Ecuador has the largest refugee population in Latin America (over 137,000 people), with most originating from Colombia and escaping to the border regions between the two countries. The influx is constant, but unfortunately many of the refugees remain unregistered (with either UNHCR or the government), due to both fear on the part of the refugee for his or her security, and a severe lack of resources to cope with the chronic influx of people seeking asylum and refuge. Finding employment is difficult for both registered and unregistered refugees, and many often end up working for very little money in the informal sector. Many refugees (and locals) cannot access even basic services in hosting communities due to their high cost and limited accessibility in isolated areas. Thus it is vital to the sustainability of the refugees living in host communities that they are able to integrate into their new societies, both economically and socially, which means that they must have the capacity and skills required to do so. Self-reliance in these environments is important, as families must be able to support themselves as well as live off aid.

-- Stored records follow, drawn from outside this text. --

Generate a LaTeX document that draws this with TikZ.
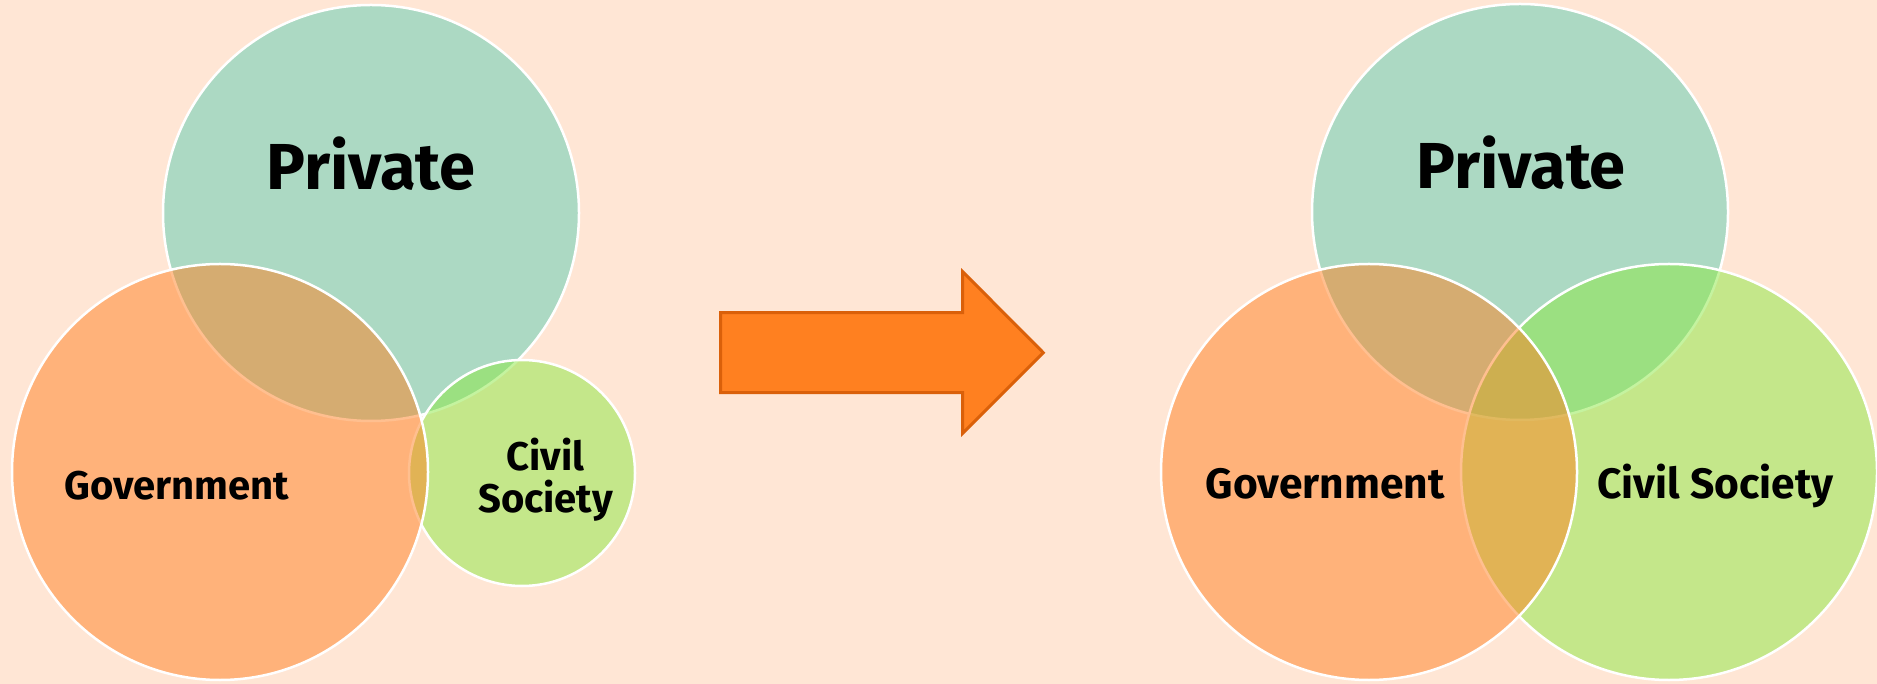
\documentclass[tikz,border=0pt]{standalone}
\usepackage{fontspec}
\setmainfont{Fira Sans}
\usepackage{tikz}
\usetikzlibrary{positioning}
\definecolor{bgPeach}{RGB}{255,230,213}
\definecolor{privTeal}{RGB}{91,206,179}
\definecolor{govOrange}{RGB}{255,128,33}
\definecolor{civGreen}{RGB}{139,232,65}
\definecolor{arrowFill}{RGB}{255,128,32}
\definecolor{arrowLine}{RGB}{218,96,10}
\tikzstyle{sector} = [circle, inner sep=0pt, draw=white, line width=1pt, fill opacity=0.5]
\tikzstyle{privCircle} = [sector, fill=privTeal, minimum size=166.4pt]
\tikzstyle{govCircle} = [sector, fill=govOrange, minimum size=166.4pt]
\tikzstyle{civCircle} = [sector, fill=civGreen, minimum size=166.4pt]
\tikzstyle{bigLabel} = [anchor=base, inner sep=0pt, font=\bfseries\fontsize{26}{31}\selectfont]
\tikzstyle{smallLabel} = [anchor=base, inner sep=0pt, font=\bfseries\fontsize{17}{17}\selectfont]
\tikzstyle{tinyLabel} = [anchor=base, inner sep=0pt, font=\bfseries\fontsize{16}{17}\selectfont]
\tikzstyle{shiftArrow} = [fill=arrowFill, draw=arrowLine, line width=1.2pt, line join=miter]

\begin{document}
\begin{tikzpicture}[x=0.4pt, y=-0.4pt]
    \useasboundingbox (0,0) rectangle (1877,684);
    \fill[bgPeach] (0,0) rectangle (1877,684);
    % before: small civil society
    \node (privA) [privCircle] at (371,213) {};
    \node (civA) [civCircle, minimum size=90.4pt] at (522,473) {};
    \node (govA) [govCircle] at (220,472) {};
    \node (privAtext) [bigLabel] at (371,190) {Private};
    \node (govAtext) [tinyLabel] at (177,499.5) {Government};
    \node (civAtext) [tinyLabel, anchor=center, align=center] at (545.5,479.5) {Civil\\Society};
    % arrow
    \draw[shiftArrow] (720.7,312.7) -- (962.7,312.7) -- (962.7,271.7) -- (1043.3,352.7)
        -- (962.7,433.3) -- (962.7,392.7) -- (720.7,392.7) -- cycle;
    % after: equal circles
    \node (privB) [privCircle] at (1520,212) {};
    \node (civB) [civCircle] at (1669,472) {};
    \node (govB) [govCircle] at (1369,472) {};
    \node (privBtext) [bigLabel] at (1521,188.5) {Private};
    \node (govBtext) [smallLabel] at (1325,499) {Government};
    \node (civBtext) [smallLabel] at (1715.5,499) {Civil Society};
\end{tikzpicture}
\end{document}
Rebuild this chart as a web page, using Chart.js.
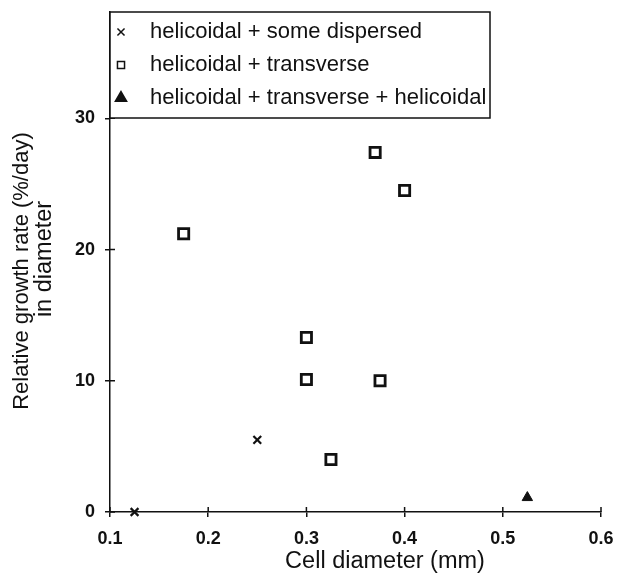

The RET helps protect refugees in Ecuador through providing them with access to education, psychosocial assistance and vocational training, with special attention paid to non-accompanied youth and young mothers. Refugee girls and women are of particular focus in the RETs programmes in Ecuador. Education and the other services provided by the RET are used as a protection tool, that prevent young refugees (and locals) from being tempted by harmful activities such as prostitution, drug-dealing, or recruitment into armed groups. A year in school or vocational training contributes to the individual and social development of the youth and their families. Refugee and local youth can learn to live and study or work together, sharing their experiences and acquiring knowledge of each others’ cultures and ways of living. Older youth who have had vocational training through the RET improve their skills and increase their chances of finding a legitimate and suitable job once they have finished, thus enabling them to provide for themselves and their families during their displacement. Younger youth who attend the formal secondary schooling the RET provides are motivated and engaged to participate in their community life, and to work hard for the sustainability of their futures. Educating youth to fend for themselves, giving them life skills, numeracy and literacy skills, ensures that they can live their lives with dignity and opportunity.

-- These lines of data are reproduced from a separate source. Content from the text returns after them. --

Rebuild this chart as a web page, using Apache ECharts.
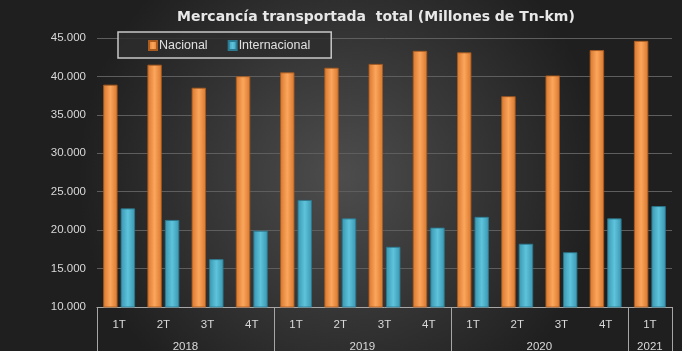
<!DOCTYPE html>
<html>
<head>
<meta charset="utf-8">
<script src="https://cdn.jsdelivr.net/npm/echarts@6/dist/echarts.min.js"></script>
<style>
  html, body { margin: 0; padding: 0; background: #2a2a2a; }
  #chart { width: 682px; height: 351px; }
</style>
</head>
<body>
<div id="chart"></div>
<script>
const quarters = ['1T', '2T', '3T', '4T', '1T', '2T', '3T', '4T', '1T', '2T', '3T', '4T', '1T']
const years = ['2018', '2019', '2020', '2021']
const yearBounds = [0, 4, 8, 12, 13]
const yearCenters = [2, 6, 10, 12.5]
const nacional = [38900, 41500, 38500, 40000, 40500, 41100, 41600, 43300, 43100, 37400, 40100, 43400, 44600]
const internacional = [22800, 21300, 16200, 19900, 23900, 21500, 17800, 20300, 21700, 18200, 17100, 21500, 23100]

const labelFont = '"Liberation Sans Narrow", "Liberation Sans", sans-serif'

function barGradient(edge, mid) {
  return new echarts.graphic.LinearGradient(0, 0, 1, 0, [
    { offset: 0, color: edge },
    { offset: 0.5, color: mid },
    { offset: 1, color: edge }
  ])
}

const chart = echarts.init(document.getElementById('chart'))

const option = {
  backgroundColor: {
    type: 'radial', x: 0.5, y: 0.5, r: 0.75,
    colorStops: [
      { offset: 0, color: '#4d4d4d' },
      { offset: 1, color: '#1f1f1f' }
    ]
  },
  title: {
    text: 'Mercancía transportada  total (Millones de Tn-km)',
    left: 172,
    top: 5,
    textStyle: { color: '#e8e8e8', fontSize: 14, fontWeight: 'bold', fontFamily: 'DejaVu Sans' }
  },
  legend: {
    left: 118,
    top: 32,
    padding: [7, 21, 6, 30],
    itemGap: 20,
    itemWidth: 8,
    itemHeight: 9,
    icon: 'rect',
    backgroundColor: 'rgba(45,45,45,0.85)',
    borderColor: '#c8c8c8',
    borderWidth: 1.5,
    textStyle: { color: '#e0e0e0', fontSize: 12.5, fontFamily: labelFont, padding: [0, 0, 0, -3] },
    data: ['Nacional', 'Internacional']
  },
  grid: { left: 97, right: 10, top: 38, bottom: 44, outerBoundsMode: 'none' },
  xAxis: [
    {
      type: 'category',
      data: quarters,
      axisLine: { lineStyle: { color: '#a6a6a6', width: 1 } },
      axisTick: { interval: 0, length: 25, lineStyle: { color: '#a6a6a6' } },
      axisLabel: { color: '#d9d9d9', fontSize: 11.5, fontFamily: labelFont, margin: 12, interval: 0 }
    },
    {
      type: 'value',
      position: 'bottom',
      min: 0,
      max: 13,
      axisLine: { show: false },
      splitLine: { show: false },
      axisTick: { show: true, length: 44, customValues: yearBounds, lineStyle: { color: '#a6a6a6' } },
      axisLabel: {
        show: true,
        customValues: yearCenters,
        color: '#d9d9d9',
        fontSize: 11.5,
        fontFamily: labelFont,
        margin: 34,
        formatter: v => years[yearCenters.indexOf(v)]
      }
    }
  ],
  yAxis: {
    type: 'value',
    min: 10000,
    max: 45000,
    interval: 5000,
    axisLine: { show: false },
    axisTick: { show: false },
    splitLine: { lineStyle: { color: '#5e5e5e', width: 1 } },
    axisLabel: {
      color: '#d9d9d9',
      fontSize: 11.5,
      fontFamily: labelFont,
      margin: 11,
      formatter: v => (v / 1000).toFixed(3)
    }
  },
  series: [
    {
      name: 'Nacional',
      type: 'bar',
      xAxisIndex: 0,
      data: nacional,
      barWidth: 14,
      barGap: '25%',
      itemStyle: { color: barGradient('#d9782f', '#fba65c'), borderColor: '#a95a1e', borderWidth: 0.5 }
    },
    {
      name: 'Internacional',
      type: 'bar',
      xAxisIndex: 0,
      data: internacional,
      barWidth: 14,
      barGap: '25%',
      itemStyle: { color: barGradient('#3b97b0', '#5ec3dc'), borderColor: '#2b7a90', borderWidth: 0.5 }
    }
  ]
}

chart.setOption(option)
</script>
</body>
</html>
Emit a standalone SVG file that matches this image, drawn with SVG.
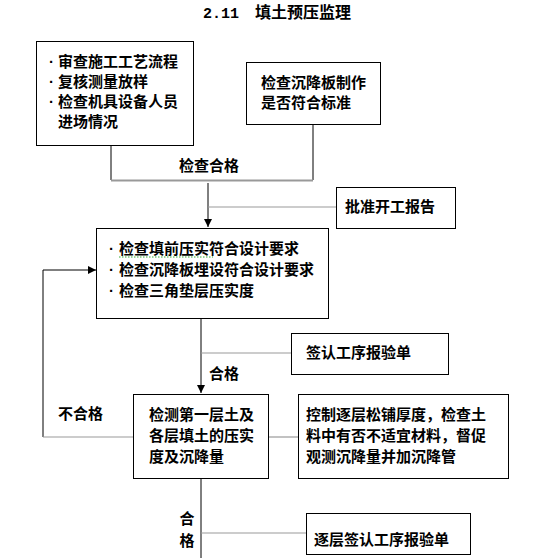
<svg xmlns="http://www.w3.org/2000/svg" width="558" height="558" viewBox="0 0 558 558">
<style>
.box{fill:#fff;stroke:#000;stroke-width:1}
.t{font-family:"Noto Sans CJK SC","Liberation Sans",sans-serif;font-size:15px;font-weight:bold;fill:#000}
.b{font-family:"Liberation Sans",sans-serif;font-size:15px;font-weight:bold;fill:#000}
.ln{stroke:#000;stroke-width:1;fill:none}
.gl{stroke:#999;stroke-width:1.2;fill:none}
</style>
<defs>
<marker id="ah" viewBox="0 0 10 10" refX="10" refY="5" markerWidth="8" markerHeight="8" markerUnits="userSpaceOnUse" orient="auto">
<path d="M0,0 L10,5 L0,10 z" fill="#000"/>
</marker>
</defs>
<rect width="558" height="558" fill="#fff"/>
<g id="title">
<text x="203" y="18" font-family="Liberation Mono,monospace" font-weight="bold" font-size="15">2.11</text>
<text x="255" y="18" class="t" style="font-size:16px">填土预压监理</text>
</g>

<g id="connectors">
<path class="ln" d="M111,145 V180"/>
<path class="ln" d="M313,124 V180"/>
<path class="gl" d="M111,180.5 H313" style="stroke-width:2"/>
<path class="ln" d="M208,183 V227" marker-end="url(#ah)"/>
<path class="gl" d="M208,207 H336"/>
<path class="ln" d="M201,318 V393" marker-end="url(#ah)"/>
<path class="gl" d="M201,353 H291"/>
<path class="ln" d="M43,437 V270 H96" marker-end="url(#ah)"/>
<path class="gl" d="M43,437 H133"/>
<path class="gl" d="M268,437 H298"/>
<path class="ln" d="M201,478 V558"/>
<path class="gl" d="M201,533 H306"/>
</g>

<g id="n1">
<rect class="box" x="36.5" y="41.5" width="157" height="104"/>
<text class="b" x="49" y="67">·</text><text class="t" x="58" y="67">审查施工工艺流程</text>
<text class="b" x="49" y="87">·</text><text class="t" x="58" y="87">复核测量放样</text>
<text class="b" x="49" y="107">·</text><text class="t" x="58" y="107">检查机具设备人员</text>
<text class="t" x="58" y="127">进场情况</text>
</g>
<g id="n2">
<rect class="box" x="246.5" y="62.5" width="134" height="62"/>
<text class="t" x="261" y="88">检查沉降板制作</text>
<text class="t" x="261" y="108">是否符合标准</text>
</g>
<g id="lbl1"><text class="t" x="179" y="171">检查合格</text></g>
<g id="n4">
<rect class="box" x="336.5" y="187.5" width="119" height="41"/>
<text class="t" x="345" y="212">批准开工报告</text>
</g>
<g id="n3">
<rect class="box" x="96.5" y="228.5" width="232" height="90"/>
<text class="b" x="109" y="254">·</text><text class="t" x="119" y="254">检查填前压实符合设计要求</text>
<text class="b" x="109" y="275">·</text><text class="t" x="119" y="275">检查沉降板埋设符合设计要求</text>
<text class="b" x="109" y="296">·</text><text class="t" x="119" y="296">检查三角垫层压实度</text>
<path d="M119,257 H213" stroke="#3a3" stroke-width="1" stroke-dasharray="1.5,1.5"/>
</g>
<g id="n6">
<rect class="box" x="291.5" y="333.5" width="157" height="41"/>
<text class="t" x="306" y="358">签认工序报验单</text>
</g>
<g id="lbl2"><text class="t" x="209" y="379">合格</text></g>
<g id="lbl3"><text class="t" x="58" y="419">不合格</text></g>
<g id="n5">
<rect class="box" x="133.5" y="394.5" width="135" height="84"/>
<text class="t" x="149" y="420">检测第一层土及</text>
<text class="t" x="149" y="441">各层填土的压实</text>
<text class="t" x="149" y="462">度及沉降量</text>
</g>
<g id="n7">
<rect class="box" x="298.5" y="394.5" width="210" height="84"/>
<text class="t" x="306" y="420">控制逐层松铺厚度，检查土</text>
<text class="t" x="306" y="441">料中有否不适宜材料，督促</text>
<text class="t" x="306" y="462">观测沉降量并加沉降管</text>
</g>
<g id="lbl4">
<text class="t" x="187" y="524" text-anchor="middle">合</text>
<text class="t" x="187" y="546" text-anchor="middle">格</text>
</g>
<g id="n8">
<rect class="box" x="306.5" y="513.5" width="164" height="41"/>
<text class="t" x="314" y="545">逐层签认工序报验单</text>
</g>
</svg>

The RET’s programmes in Ecuador have proven that with the correct training and support, levels of discrimination and stigmatisation in schools can be significantly reduced. A culture of peace and tolerance is founded through activities and courses that include both refugee and local youth, ensuring that both benefit from the training and educational support provided. The RET provides assistance in the form of school fee payments, uniforms, shoes and sports clothes, books and other school materials and equipment. Some youth who are in more vulnerable situations than others also receive additional support in the form of transportation to and from school, as well as school meals. In addition to the above, the RET also provides psychological consultations for refugee families in conjunction with UNHCR, with permanent follow-ups and continuous support from RET technical staff. Food security is supplied for families headed by young women, as well as emergency projects for income generation (with provision of skills and materials to ensure that they are self-sustainable and can provide education and security for their children). Along with this, the RET Education in Emergencies courses are provided to illiterate mothers, providing them with numeracy, literacy and non-formal educational programmes. Some are assisted with the development of their own Business Plans which assist them in their quest for sustainable income generation.